Taking a break from the routine
Having been on this weight loss or health journey for so long, I’m used to not eating all the sugar when I want, or trying not to eat five portions instead of one. I’m used to logging all the foods, including trying to estimate the foods not in the database. But not today. Birthdays and holidays are a time to enjoy food, to celebrate the day and to be okay with that, including what the scale says the next day. (Okay, there may be a bad word in there, but I know it’s only temporary.)
What I’m celebrating
More importantly, birthdays and holidays are a time to celebrate family, people, tradition, and history. We all know it’s been a strange and hard year. I’m celebrating that I’m still here, I’m still healthy, that I was able to continue to work and that I managed to find different ways to do things when part of my normal routine were shut down. Going to the gym is always a fun place for me, having it closed for three months was hard. Learning to do Zoom workouts is a new skill. So is using the equipment I had at home, improvising when I needed to and most importantly, continuing my fitness routine as best I could. Even now, with it being open, it’s still a different routine because of current restrictions, but I’m still there and still enjoying it.
I’m celebrating my move into a new house and neighborhood that I love.
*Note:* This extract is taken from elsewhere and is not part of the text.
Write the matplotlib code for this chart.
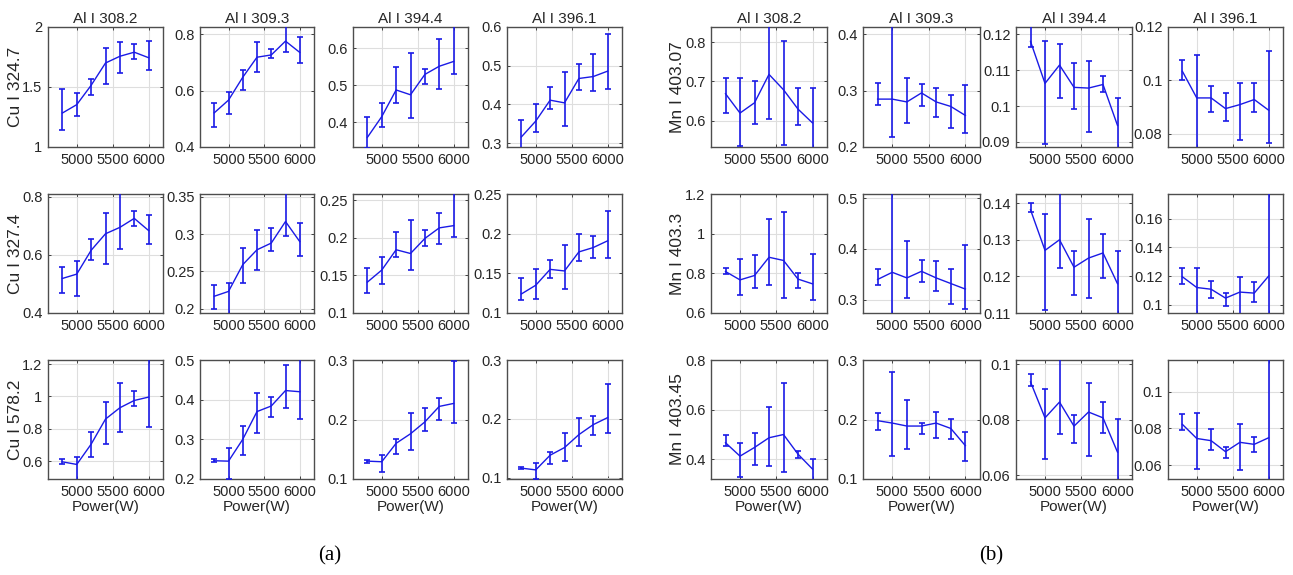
import matplotlib
matplotlib.use('Agg')
import matplotlib.pyplot as plt
import matplotlib.ticker as mticker

######## DATA ############
power = [4800, 5000, 5200, 5400, 5600, 5800, 6000]

al_lines = ['Al I 308.2', 'Al I 309.3', 'Al I 394.4', 'Al I 396.1']
cu_lines = ['Cu I 324.7', 'Cu I 327.4', 'Cu I 578.2']
mn_lines = ['Mn I 403.07', 'Mn I 403.3', 'Mn I 403.45']

# (a) Cu/Al intensity ratio: rows = Cu lines, columns = Al lines
cu_mean = [
    [[1.283, 1.353, 1.514, 1.70, 1.756, 1.79, 1.744],
     [0.521, 0.566, 0.647, 0.718, 0.726, 0.775, 0.735],
     [0.359, 0.415, 0.487, 0.474, 0.529, 0.551, 0.564],
     [0.316, 0.357, 0.411, 0.404, 0.467, 0.472, 0.486]],
    [[0.519, 0.534, 0.616, 0.673, 0.695, 0.726, 0.684],
     [0.2165, 0.223, 0.259, 0.279, 0.288, 0.317, 0.29],
     [0.141, 0.157, 0.184, 0.179, 0.199, 0.213, 0.216],
     [0.124, 0.135, 0.155, 0.153, 0.177, 0.1825, 0.191]],
    [[0.596, 0.58, 0.705, 0.86, 0.93, 0.975, 0.996],
     [0.246, 0.245, 0.3, 0.37, 0.384, 0.423, 0.42],
     [0.13, 0.129, 0.16, 0.176, 0.196, 0.222, 0.227],
     [0.116, 0.113, 0.138, 0.151, 0.173, 0.19, 0.202]],
]
cu_lo = [
    [[1.139, 1.256, 1.436, 1.528, 1.614, 1.733, 1.639],
     [0.471, 0.516, 0.602, 0.667, 0.716, 0.738, 0.699],
     [0.33, 0.388, 0.451, 0.412, 0.503, 0.49, 0.53],
     [0.285, 0.33, 0.387, 0.343, 0.437, 0.435, 0.441]],
    [[0.468, 0.459, 0.582, 0.57, 0.619, 0.701, 0.639],
     [0.199, 0.19, 0.234, 0.252, 0.277, 0.298, 0.271],
     [0.127, 0.139, 0.174, 0.157, 0.189, 0.191, 0.201],
     [0.116, 0.118, 0.144, 0.13, 0.165, 0.169, 0.169]],
    [[0.581, 0.48, 0.623, 0.705, 0.783, 0.938, 0.81],
     [0.243, 0.2, 0.261, 0.317, 0.357, 0.378, 0.35],
     [0.127, 0.111, 0.142, 0.148, 0.181, 0.2, 0.194],
     [0.114, 0.097, 0.1225, 0.128, 0.154, 0.173, 0.175]],
]
cu_hi = [
    [[1.486, 1.45, 1.569, 1.828, 1.875, 1.856, 1.883],
     [0.557, 0.596, 0.671, 0.772, 0.748, 0.84, 0.788],
     [0.414, 0.451, 0.55, 0.586, 0.544, 0.625, 0.68],
     [0.361, 0.4, 0.444, 0.485, 0.505, 0.53, 0.582]],
    [[0.557, 0.58, 0.656, 0.743, 0.83, 0.75, 0.739],
     [0.231, 0.234, 0.282, 0.305, 0.308, 0.36, 0.315],
     [0.16, 0.175, 0.207, 0.224, 0.21, 0.233, 0.27],
     [0.144, 0.155, 0.1665, 0.186, 0.2, 0.197, 0.229]],
    [[0.614, 0.623, 0.781, 0.963, 1.08, 1.035, 1.25],
     [0.25, 0.277, 0.334, 0.418, 0.406, 0.487, 0.52],
     [0.1325, 0.14, 0.167, 0.211, 0.219, 0.236, 0.299],
     [0.1175, 0.124, 0.144, 0.175, 0.202, 0.205, 0.259]],
]

# (b) Mn/Al intensity ratio: rows = Mn lines, columns = Al lines
mn_mean = [
    [[0.669, 0.62, 0.646, 0.718, 0.679, 0.63, 0.595],
     [0.285, 0.285, 0.28, 0.296, 0.28, 0.272, 0.256],
     [0.118, 0.1063, 0.1114, 0.1052, 0.105, 0.106, 0.0946],
     [0.1034, 0.0934, 0.0934, 0.0894, 0.0909, 0.0928, 0.0888]],
    [[0.809, 0.767, 0.789, 0.881, 0.865, 0.771, 0.747],
     [0.34, 0.354, 0.343, 0.356, 0.343, 0.332, 0.321],
     [0.1382, 0.1271, 0.13, 0.1225, 0.125, 0.1264, 0.118],
     [0.1195, 0.112, 0.1108, 0.1046, 0.1088, 0.1081, 0.12]],
    [[0.467, 0.413, 0.448, 0.487, 0.5, 0.421, 0.361],
     [0.198, 0.194, 0.189, 0.189, 0.194, 0.185, 0.156],
     [0.0937, 0.0807, 0.0864, 0.0777, 0.0828, 0.0807, 0.0683],
     [0.0822, 0.0745, 0.0733, 0.0673, 0.0724, 0.0713, 0.0749]],
]
mn_lo = [
    [[0.62, 0.537, 0.592, 0.604, 0.539, 0.589, 0.52],
     [0.274, 0.218, 0.242, 0.272, 0.253, 0.234, 0.225],
     [0.1165, 0.0894, 0.1021, 0.0993, 0.0929, 0.104, 0.085],
     [0.1, 0.07, 0.0881, 0.0846, 0.0775, 0.0881, 0.0766]],
    [[0.798, 0.689, 0.726, 0.739, 0.675, 0.726, 0.667],
     [0.329, 0.25, 0.303, 0.334, 0.318, 0.292, 0.282],
     [0.1375, 0.1107, 0.1223, 0.115, 0.1141, 0.1195, 0.108],
     [0.1143, 0.09, 0.1046, 0.0988, 0.09, 0.1016, 0.09]],
    [[0.453, 0.328, 0.377, 0.375, 0.348, 0.407, 0.3],
     [0.183, 0.138, 0.151, 0.176, 0.169, 0.168, 0.13],
     [0.0922, 0.0657, 0.0747, 0.0717, 0.067, 0.0753, 0.055],
     [0.0791, 0.0578, 0.0682, 0.0636, 0.0575, 0.0673, 0.045]],
]
mn_hi = [
    [[0.709, 0.709, 0.702, 0.86, 0.802, 0.684, 0.684],
     [0.314, 0.43, 0.323, 0.312, 0.304, 0.292, 0.31],
     [0.125, 0.1181, 0.1172, 0.112, 0.1125, 0.1084, 0.1021],
     [0.1077, 0.1096, 0.0979, 0.0952, 0.0991, 0.0991, 0.111]],
    [[0.826, 0.871, 0.893, 1.074, 1.107, 0.804, 0.898],
     [0.36, 0.53, 0.415, 0.378, 0.376, 0.36, 0.408],
     [0.14, 0.1371, 0.145, 0.127, 0.1358, 0.1317, 0.1268],
     [0.1258, 0.1258, 0.1162, 0.1085, 0.1195, 0.1157, 0.19]],
    [[0.497, 0.464, 0.507, 0.611, 0.708, 0.433, 0.401],
     [0.211, 0.28, 0.233, 0.194, 0.213, 0.201, 0.179],
     [0.0967, 0.091, 0.105, 0.0816, 0.0933, 0.0866, 0.0804],
     [0.0876, 0.0885, 0.0795, 0.0696, 0.0824, 0.0751, 0.125]],
]

cu_ylim = [[(1, 2), (0.4, 0.825), (0.333, 0.657), (0.29, 0.6)],
           [(0.4, 0.81), (0.194, 0.354), (0.1, 0.258), (0.1, 0.25)],
           [(0.49, 1.225), (0.2, 0.5), (0.1, 0.3), (0.0975, 0.3)]]
cu_yticks = [[[1, 1.5, 2], [0.4, 0.6, 0.8], [0.4, 0.5, 0.6], [0.3, 0.4, 0.5, 0.6]],
             [[0.4, 0.6, 0.8], [0.2, 0.25, 0.3, 0.35], [0.1, 0.15, 0.2, 0.25], [0.1, 0.15, 0.2, 0.25]],
             [[0.6, 0.8, 1, 1.2], [0.2, 0.3, 0.4, 0.5], [0.1, 0.2, 0.3], [0.1, 0.2, 0.3]]]
mn_ylim = [[(0.534, 0.838), (0.2, 0.413), (0.0886, 0.122), (0.075, 0.12)],
           [(0.6, 1.2), (0.274, 0.508), (0.11, 0.1425), (0.0942, 0.1773)],
           [(0.321, 0.8), (0.1, 0.3), (0.0586, 0.1016), (0.0524, 0.1173)]]
mn_yticks = [[[0.6, 0.7, 0.8], [0.2, 0.3, 0.4], [0.09, 0.1, 0.11, 0.12], [0.08, 0.1, 0.12]],
             [[0.6, 0.8, 1, 1.2], [0.3, 0.4, 0.5], [0.11, 0.12, 0.13, 0.14], [0.1, 0.12, 0.14, 0.16]],
             [[0.4, 0.6, 0.8], [0.1, 0.2, 0.3], [0.06, 0.08, 0.1], [0.06, 0.08, 0.1]]]
xticks = [5000, 5500, 6000]

######## LAYOUT (pixels) ############
W, H = 1293, 575
cols_a = [(48, 163), (200, 314), (353, 468), (507, 622)]
cols_b = [(711, 827), (863, 980), (1016, 1132), (1168, 1283)]
rows = [(27, 147), (194, 313), (360, 479)]
xlim = (4600, 6200)

plt.rcParams['font.family'] = ['Liberation Sans', 'DejaVu Sans']
plt.rcParams['font.size'] = 10.5
txt_col = '#262626'
line_col = '#1a1ae6'

fig = plt.figure(figsize=(W / 100, H / 100), dpi=100)


def add_panel(col, row, yl, yt, mean, lo, hi):
    x0, x1 = col
    y0, y1 = row
    ax = fig.add_axes([x0 / W, 1 - y1 / H, (x1 - x0) / W, (y1 - y0) / H])
    yerr = [[m - l for m, l in zip(mean, lo)], [h - m for m, h in zip(mean, hi)]]
    ax.errorbar(power, mean, yerr=yerr, color=line_col, lw=1.0, elinewidth=1.2,
                capsize=2.2, capthick=1.2, zorder=3)
    ax.set_xlim(*xlim)
    ax.set_ylim(*yl)
    ax.set_xticks(xticks)
    ax.set_yticks(yt)
    ax.yaxis.set_major_formatter(mticker.FuncFormatter(lambda v, p: '{:g}'.format(round(v, 4))))
    ax.grid(True, color='#dedede', lw=0.8, zorder=0)
    ax.tick_params(direction='in', top=True, right=True, length=2.5, width=0.6,
                   colors=txt_col, labelsize=10.5, pad=4)
    for s in ax.spines.values():
        s.set_color('#4d4d4d')
        s.set_linewidth(1.0)
    return ax


def ylabel(x_px, row, text):
    yc = (row[0] + row[1]) / 2
    fig.text(x_px / W, 1 - yc / H, text, rotation=90, ha='center', va='center',
             fontsize=12.5, color=txt_col)


for r in range(3):
    for c in range(4):
        for cols, means, los, his, ylims, yts in [
                (cols_a, cu_mean, cu_lo, cu_hi, cu_ylim, cu_yticks),
                (cols_b, mn_mean, mn_lo, mn_hi, mn_ylim, mn_yticks)]:
            ax = add_panel(cols[c], rows[r], ylims[r][c], yts[r][c],
                           means[r][c], los[r][c], his[r][c])
            if r == 0:
                ax.set_title(al_lines[c], fontsize=11, color=txt_col, pad=3)
            if r == 2:
                ax.set_xlabel('Power(W)', fontsize=11, color=txt_col, labelpad=1)
    ylabel(16, rows[r], cu_lines[r])
    ylabel(678, rows[r], mn_lines[r])

fig.text(330 / W, 1 - 556 / H, '(a)', ha='center', va='center', fontsize=15,
         family='Liberation Serif', color='black')
fig.text(991 / W, 1 - 556 / H, '(b)', ha='center', va='center', fontsize=15,
         family='Liberation Serif', color='black')

plt.savefig('out.png', dpi=100)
It’s made me so happy and I feel settled. I even added a second cat. I don’t think the first cat is as happy as I am though 🙂
I’m also celebrating that I’ve become more social than I’ve been in many years. For an introvert, that’s a big deal. I’m also celebrating that I decided to reinstate this blog and am looking forward to seeing what I can do with it.
today’s birthday plans
I took myself for a spa treatment this afternoon, it’s been my birthday tradition for a few years. It was closed last year and I missed going. Besides the incredible foot massage, it was a big step to see that we’re slowly getting back to “normal” and wow, that’s been a long time coming.
My food plans tonight are to try an Italian restaurant I heard good things about and to make a wish and blow out the candle on a Baskin Robbins ice cream log I ordered.